HEP, DEP, HADEP, DEHAP, DTP çizgisinin devamı olan BDP'nin Kürtlerin tamamını temsil ettiğini söylemek, bu çizgiye oy vermeyen %61'lik Kürt seçmeni yok saymak demektir. Zaten BDP'liler kendilerine oy vermeyen Kürtleri kömürcü, makarnacı, tırşikçi* olarak nitelendirmektedir ki burada asıl hedef AKP'ye oy veren Kürtlerdir. Bu söylemin, ulusalcıların AKP seçmenine göbeğini kaşıyan adam söylemi ile benzer olması tesadüf değildir.

Türkiye demokrasisi, batı demokrasisinden farklı olarak lider sultasının her anlamda etkin ve yetkin olduğu bir siyasi geleneğe sahiptir. Aslında bu gelenek tipik Ortadoğu feodal yapı ile batı demokrasisin melez ürünü de denebilir. Zaten Türkiye'yi diğer Ortadoğu diktatörlüklerinden ayıran unsur bu melez yapının (demokrasi + feodal zihniyet) mevcut diktatörü yönetimden alıp başka bir diktatörü yönetime getirebilmesidir. Türkiye'nin bir Mısır, Tunus, Suriye olamayacağının sebebi de Türkiye halklarının önüne konan sandıklardır.
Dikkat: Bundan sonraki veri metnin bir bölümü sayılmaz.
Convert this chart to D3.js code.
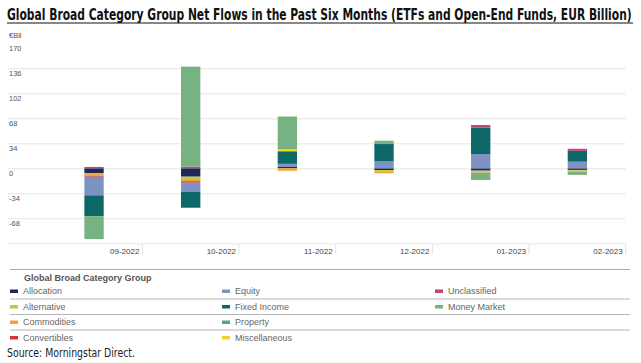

Fakat mevcut siyasi partiler kanunu liderin kendi partisi üzerindeki hegemonyasını sürdürmesine kaynaklık etmeye devam etmektedir ve bu liderin değişmesi olağanüstü durumlarda mümkün olmaktadır.    

BDP de, Türkiye'deki diğer siyasi partiler gibi bir lider partisidir. Diğer partilerden farklı olarak lideri partisini avukat görüşmeleri ile yönetmektedir. Abdullah Öcalan'ın megaloman dünyasına ait fikirciklerin BDP seçmeni tarafından özümsenip bunun sandığa yansıdığını düşünmüyorum. Demokratik özerklik belki kürt sorunun çözümü için önemli bir anahtar olabilir fakat Abdullah Öcalan'ın bu talebinin amacı çıkacağı cezaevinden oturacağı makamın sınırlarını temsil eden idari yapıdır. BDP'nin aldığı oylar devletin geçmişte ve halen yaptığı hataların sandıktaki tepkisidir. Şiddetin hayatın bir parçası olduğu topraklarda büyümüş ve geleceğe dair umudu veya hedefi olmayan yeni Kürt nesli şiddet ortamını körükleyen bir araç haline getirilmiştir. Dolayısıyla BDP kazanındaki suyun fokurdaması bu ateşin olabildiğince harlı olmasını gerektirir. BDP'nin yani Abdullah Öcalan'ın yaptığı budur.

Her 100 Kürt'ten 39 tanesi bu devletin politikalarına duyduğu tepki ve güvensizlikten dolayı BDP'ye oy vermektedir.